There are other factors feeding the current Marilyn frenzy, of course, including the 50th anniversary of her death, by barbiturate overdose, on Aug. 5, 1962, and the current trend toward anything that smacks of retro-nostalgia (i.e. the Mad Men effect). But the fascination has been on the upswing longer than that, says Lois Banner, an author and USC history professor whose second book about the late actress, Marilyn Monroe: The Passion and the Paradox, was published earlier this month.
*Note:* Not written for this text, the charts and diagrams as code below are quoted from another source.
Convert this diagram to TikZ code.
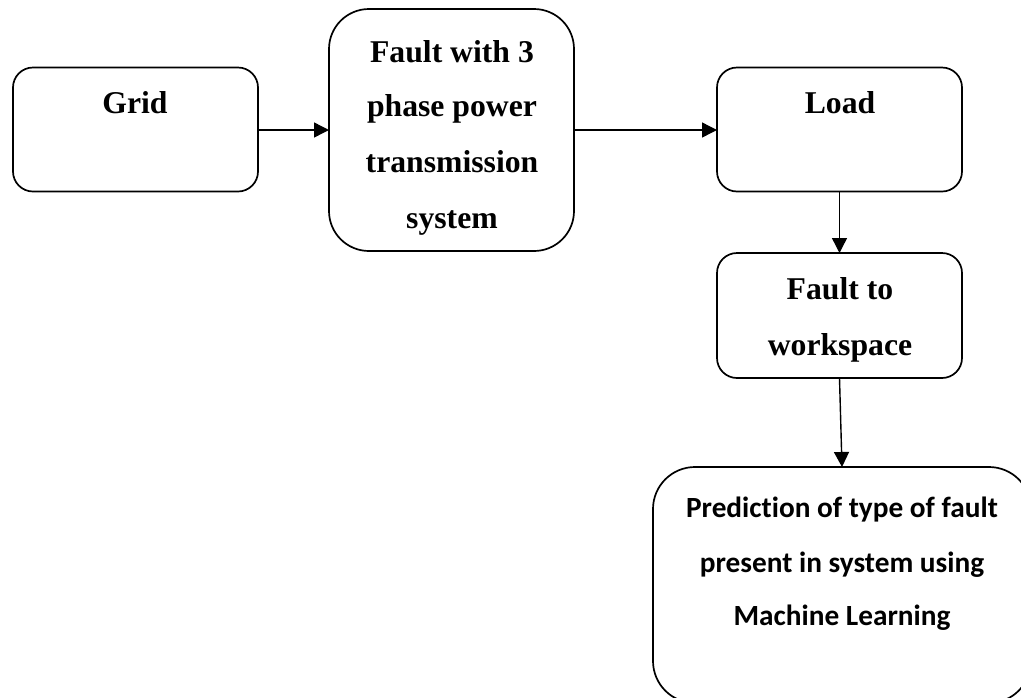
\documentclass[tikz,border=0pt]{standalone}
\usepackage{fontspec}
\setmainfont{Liberation Serif}
\newfontfamily\calfont[Ligatures=NoCommon]{Carlito}
\usetikzlibrary{arrows.meta}
\begin{document}
\begin{tikzpicture}[x=1pt,y=-1pt,
  box/.style={draw, line width=1.7pt, inner sep=0pt, outer sep=0pt},
  serif/.style={font=\fontsize{31.7}{36}\selectfont\bfseries, inner sep=0pt, anchor=base},
  sans/.style={font=\calfont\fontsize{29.3}{33}\selectfont\bfseries, inner sep=0pt, anchor=base},
  arr/.style={line width=1.4pt, -{Triangle[length=15pt,width=15pt]}}]
\useasboundingbox (0,0) rectangle (1021,697);
\clip (0,0) rectangle (1021,697);
\node[box, rounded corners=20pt, minimum width=245pt, minimum height=124pt] (grid) at (135.5,129.5) {};
\node[box, rounded corners=40pt, minimum width=245pt, minimum height=242pt] (fault) at (451.5,130) {};
\node[box, rounded corners=20pt, minimum width=245pt, minimum height=124pt] (load) at (839.5,129.5) {};
\node[box, rounded corners=20pt, minimum width=245pt, minimum height=125pt] (ftw) at (839.5,315.5) {};
\node[box, rounded corners=42pt, minimum width=378pt, minimum height=236pt] (pred) at (842,585) {};
\node[serif] (tgrid) at (135,113) {Grid};
\node[serif] (tf1) at (452,62) {Fault with 3};
\node[serif] (tf2) at (452,116) {phase power};
\node[serif] (tf3) at (452,172) {transmission};
\node[serif] (tf4) at (452,228) {system};
\node[serif] (tload) at (840,113) {Load};
\node[serif] (tw1) at (840,299) {Fault to};
\node[serif] (tw2) at (840,355) {workspace};
\node[sans] (tp1) at (842,517) {Prediction of type of fault};
\node[sans] (tp2) at (842,572) {present in system using};
\node[sans] (tp3) at (842,625) {Machine Learning};
\draw[arr] (grid.east |- 0,130) -- (fault.west |- 0,130);
\draw[arr] (fault.east |- 0,130) -- (load.west |- 0,130);
\draw[arr] (load.south) -- (ftw.north);
\draw[arr] (ftw.south) -- (pred.north);
\end{tikzpicture}
\end{document}
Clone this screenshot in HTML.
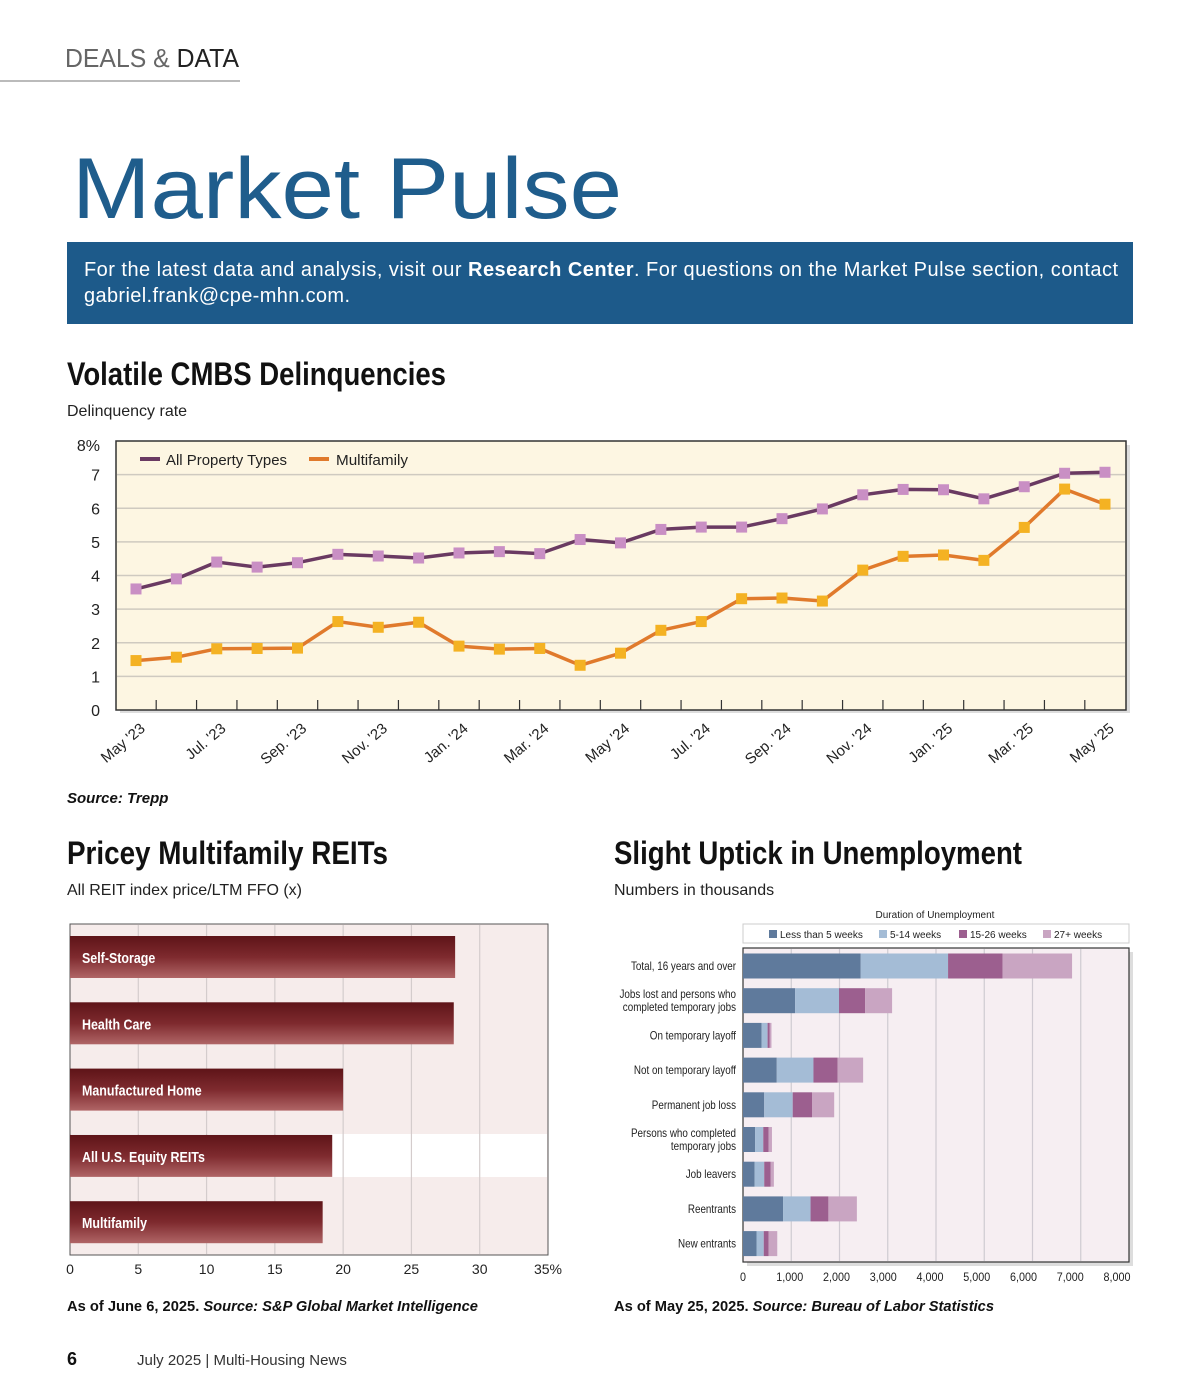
<!DOCTYPE html>
<html><head><meta charset="utf-8"><style>
body{margin:0;width:1200px;height:1400px;background:#fff;overflow:hidden}
svg{display:block;font-family:"Liberation Sans",sans-serif}
</style></head><body>
<svg id="page" width="1200" height="1400" viewBox="0 0 1200 1400">
<defs>
<linearGradient id="bg" x1="0" y1="0" x2="0" y2="1"><stop offset="0" stop-color="#5e1418"/><stop offset="0.5" stop-color="#7e2a2e"/><stop offset="1" stop-color="#b06566"/></linearGradient>
</defs>
<g>
<text x="65" y="67" font-size="26" fill="#666" textLength="174" lengthAdjust="spacingAndGlyphs">DEALS &amp; <tspan fill="#222">DATA</tspan></text>
<rect x="0" y="80" width="240" height="2" fill="#bbb"/>
<text x="72" y="218" font-size="86" fill="#1f5d8c" textLength="550" lengthAdjust="spacingAndGlyphs">Market Pulse</text>
<rect x="67" y="242" width="1066" height="82" fill="#1d5a8a"/>
<text x="84" y="276" font-size="20" fill="#fff" textLength="1034" lengthAdjust="spacing">For the latest data and analysis, visit our <tspan font-weight="bold">Research Center</tspan>. For questions on the Market Pulse section, contact</text>
<text x="84" y="302" font-size="20" fill="#fff" textLength="266">gabriel.frank@cpe-mhn.com.</text>
</g>
<g id="cmbs">
<text x="67" y="385" font-size="32" font-weight="bold" fill="#111" textLength="379" lengthAdjust="spacingAndGlyphs">Volatile CMBS Delinquencies</text>
<text x="67" y="416" font-size="16" fill="#222">Delinquency rate</text>
<rect x="120" y="445" width="1010" height="268" fill="#ddd"/>
<rect x="116" y="441" width="1010" height="269" fill="#fdf6e2" stroke="#333" stroke-width="1.5"/>
<g id="cmbsGrid"></g><g id="cmbsMarks"></g>
<g>
<rect x="140" y="457" width="20" height="4" fill="#6a3a62"/>
<text x="166" y="465" font-size="15" fill="#222" textLength="121" lengthAdjust="spacingAndGlyphs">All Property Types</text>
<rect x="309" y="457" width="20" height="4" fill="#e07a2c"/>
<text x="336" y="465" font-size="15" fill="#222" textLength="72" lengthAdjust="spacingAndGlyphs">Multifamily</text>
</g>
<text x="67" y="803" font-size="15" font-style="italic" font-weight="bold" fill="#111">Source: Trepp</text>
</g>
<g id="reit">
<text x="67" y="864" font-size="32" font-weight="bold" fill="#111" textLength="321" lengthAdjust="spacingAndGlyphs">Pricey Multifamily REITs</text>
<text x="67" y="895" font-size="16" fill="#222">All REIT index price/LTM FFO (x)</text>
<rect x="70" y="924" width="478" height="331" fill="#f6eceb" stroke="#555" stroke-width="1"/>
<g id="reitMarks"></g>
<text x="67" y="1311" font-size="15" fill="#111" font-weight="bold" textLength="411" lengthAdjust="spacingAndGlyphs">As of June 6, 2025. <tspan font-style="italic">Source: S&amp;P Global Market Intelligence</tspan></text>
</g>
<g id="unemp">
<text x="614" y="864" font-size="32" font-weight="bold" fill="#111" textLength="408" lengthAdjust="spacingAndGlyphs">Slight Uptick in Unemployment</text>
<text x="614" y="895" font-size="16" fill="#222">Numbers in thousands</text>
<text x="935" y="918" font-size="10" fill="#222" text-anchor="middle">Duration of Unemployment</text>
<rect x="743" y="924" width="386" height="19" fill="#fff" stroke="#ccc"/>
<rect x="747" y="952" width="386" height="314" fill="#ddd"/>
<rect x="743" y="948" width="386" height="314" fill="#f6eef2" stroke="#333" stroke-width="1.2"/>
<g id="unempMarks"></g>
<text x="614" y="1311" font-size="15" fill="#111" font-weight="bold" textLength="380" lengthAdjust="spacingAndGlyphs">As of May 25, 2025. <tspan font-style="italic">Source: Bureau of Labor Statistics</tspan></text>
</g>
<text x="67" y="1365" font-size="18" font-weight="bold" fill="#111">6</text>
<text x="137" y="1365" font-size="15" fill="#333">July 2025  |  Multi-Housing News</text>
</svg>
<script>
const NS="http://www.w3.org/2000/svg";
function mk(parent,tag,attrs,txt){const e=document.createElementNS(NS,tag);for(const k in attrs)e.setAttribute(k,attrs[k]);if(txt!==undefined)e.textContent=txt;parent.appendChild(e);return e;}
function narrow(el,f){const w=el.getComputedTextLength();el.setAttribute('textLength',(w*f).toFixed(1));el.setAttribute('lengthAdjust','spacingAndGlyphs');}

// ---- CMBS data ----
const cmbsYTicks=[0,1,2,3,4,5,6,7,8];
const cmbsMonthLabels=["May '23","Jul. '23","Sep. '23","Nov. '23","Jan. '24","Mar. '24","May '24","Jul. '24","Sep. '24","Nov. '24","Jan. '25","Mar. '25","May '25"];
const allProperty=[3.6,3.9,4.4,4.25,4.38,4.63,4.58,4.52,4.67,4.71,4.65,5.07,4.97,5.37,5.44,5.44,5.69,5.98,6.40,6.56,6.55,6.28,6.64,7.04,7.07];
const multifamily=[1.47,1.57,1.82,1.83,1.84,2.63,2.46,2.61,1.90,1.81,1.83,1.33,1.69,2.37,2.63,3.31,3.33,3.24,4.16,4.57,4.61,4.45,5.43,6.57,6.12];

const cx=i=>136+i*(1105-136)/(allProperty.length-1);
const cy=v=>710-v*(710-441)/8;
const cg=document.getElementById('cmbsGrid'),cm=document.getElementById('cmbsMarks');
cmbsYTicks.forEach(t=>{
  if(t>0&&t<8){const l=mk(cg,'line',{x1:117,x2:1125,y1:cy(t),y2:cy(t),stroke:'#cfcac0','stroke-width':1.5});
  
  }
  const tx=mk(cg,'text',{x:100,y:cy(t)+(t===8?10:6),'font-size':16,'text-anchor':'end',fill:'#222'},t===8?'8%':String(t));
  
  
});
for(let i=0;i<allProperty.length-1;i++){
  const x=(cx(i)+cx(i+1))/2;
  const tk=mk(cg,'line',{x1:x,x2:x,y1:700,y2:710,stroke:'#333','stroke-width':1.2});
  
  
}
cmbsMonthLabels.forEach((lab,j)=>{
  const x=cx(j*2);
  const t=mk(cg,'text',{x:x+10,y:730,'font-size':15,'text-anchor':'end',fill:'#222',transform:`rotate(-40 ${x+10} 730)`},lab);
  
  
});
function series(vals,line,mark,name){
  const p=mk(cm,'polyline',{points:vals.map((v,i)=>cx(i)+','+cy(v)).join(' '),fill:'none',stroke:line,'stroke-width':3.5,'stroke-linejoin':'round'});
  
  
  vals.forEach((v,i)=>{
    const r=mk(cm,'rect',{x:cx(i)-5.5,y:cy(v)-5.5,width:11,height:11,fill:mark});
    
    
  });
}
series(allProperty,'#6a3a62','#c98fc4','all-property');
series(multifamily,'#e07a2c','#f4b223','multifamily');

// ---- REIT data ----
const reitCategories=["Self-Storage","Health Care","Manufactured Home","All U.S. Equity REITs","Multifamily"];
const reitValues=[28.2,28.1,20.0,19.2,18.5];
const reitTicks=[0,5,10,15,20,25,30,35];
const rx=v=>70+v*(548-70)/35;
const rm=document.getElementById('reitMarks');
const band=mk(rm,'rect',{x:rx(0)+1,y:1134,width:rx(35)-rx(0)-2,height:43,fill:'#fff'});


reitTicks.forEach(t=>{
  if(t>0&&t<35){const l=mk(rm,'line',{x1:rx(t),x2:rx(t),y1:925,y2:1254,stroke:'#d4cccc','stroke-width':1.2});
  
  }
  const tx=mk(rm,'text',{x:rx(t),y:1274,'font-size':14,'text-anchor':'middle',fill:'#222'},t===35?'35%':String(t));
  
  
});
reitCategories.forEach((c,i)=>{
  const yc=957+i*66.3;
  const r=mk(rm,'rect',{x:rx(0),y:yc-21,width:rx(reitValues[i])-rx(0),height:42,fill:'url(#bg)'});
  
  
  const t=mk(rm,'text',{x:82,y:yc+6,'font-size':15,'font-weight':'bold',fill:'#fff'},c);
  
  
  narrow(t,0.83);
});

// ---- Unemployment data ----
const unempCategories=[["Total, 16 years and over"],["Jobs lost and persons who","completed temporary jobs"],["On temporary layoff"],["Not on temporary layoff"],["Permanent job loss"],["Persons who completed","temporary jobs"],["Job leavers"],["Reentrants"],["New entrants"]];
const lessThan5=[2440,1080,385,700,440,250,240,830,280];
const weeks5to14=[1810,910,125,760,590,170,200,570,150];
const weeks15to26=[1130,540,45,500,400,110,130,370,100];
const weeks27plus=[1440,560,35,530,460,70,70,590,180];
const unempTicks=[0,1000,2000,3000,4000,5000,6000,7000,8000];
const seriesNames=["Less than 5 weeks","5-14 weeks","15-26 weeks","27+ weeks"];
const seriesColors=['#5f7a9c','#a4bcd6','#9c5f8f','#c9a5c2'];
const ux=v=>743+v*(1129-743)/8000;
const um=document.getElementById('unempMarks');
unempTicks.forEach(t=>{
  if(t>0&&t<8000){const l=mk(um,'line',{x1:ux(t),x2:ux(t),y1:949,y2:1261,stroke:'#cfcad2','stroke-width':1.2});
  
  }
  const tx=mk(um,'text',{x:ux(t)-t/8000*12,y:1281,'font-size':12,'text-anchor':'middle',fill:'#222'},t===0?'0':t.toLocaleString('en-US'));
  
  
  narrow(tx,0.9);
});
const allS=[lessThan5,weeks5to14,weeks15to26,weeks27plus];
unempCategories.forEach((lab,i)=>{
  const yc=966+i*34.7;let acc=0;
  allS.forEach((s,k)=>{
    const r=mk(um,'rect',{x:ux(acc),y:yc-12.5,width:ux(acc+s[i])-ux(acc),height:25,fill:seriesColors[k]});
    
    
    acc+=s[i];
  });
  lab.forEach((ln,j)=>{
    const t=mk(um,'text',{x:736,y:yc+4+(j-(lab.length-1)/2)*13,'font-size':12,'text-anchor':'end',fill:'#222'},ln);
    
    
    narrow(t,0.82);
  });
});
const lx=[769,879,959,1043];
seriesNames.forEach((n,k)=>{
  const s=mk(um,'rect',{x:lx[k],y:930,width:8,height:8,fill:seriesColors[k]});
  
  
  const t=mk(um,'text',{x:lx[k]+11,y:938,'font-size':10,fill:'#222'},n);
  
  
});
</script>
</body></html>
‘There started to be articles about the ongoing fascination with Marilyn Monroe as far back as the mid-’70s,’ says Banner, ‘after Norman Mailer published his biography. But … it’s really increased in the last 12 years.'”

When Marilyn Sings

Marilyn Monroe: Collector, the latest compilation of Marilyn’s modest but stellar musical repertoire, is now available on CD or for download. Ludovic Hunter-Tilney reviews it in today’s Financial Times.

“Collector marks the 50th anniversary of Marilyn Monroe’s death with a straightforward compilation of her songs, from the sultry big band jazz of ‘Diamonds Are a Girl’s Best Friend’ to her sweetly wistful torch-gospel routine on 1954’s ‘River of No Return.’

The best aspect of her vocals, as with her acting, was comic timing: ‘My Heart Belongs to Daddy’ is a swinging, playful take on the relationship between the sexes – which in real life of course she found tragically oppressive.”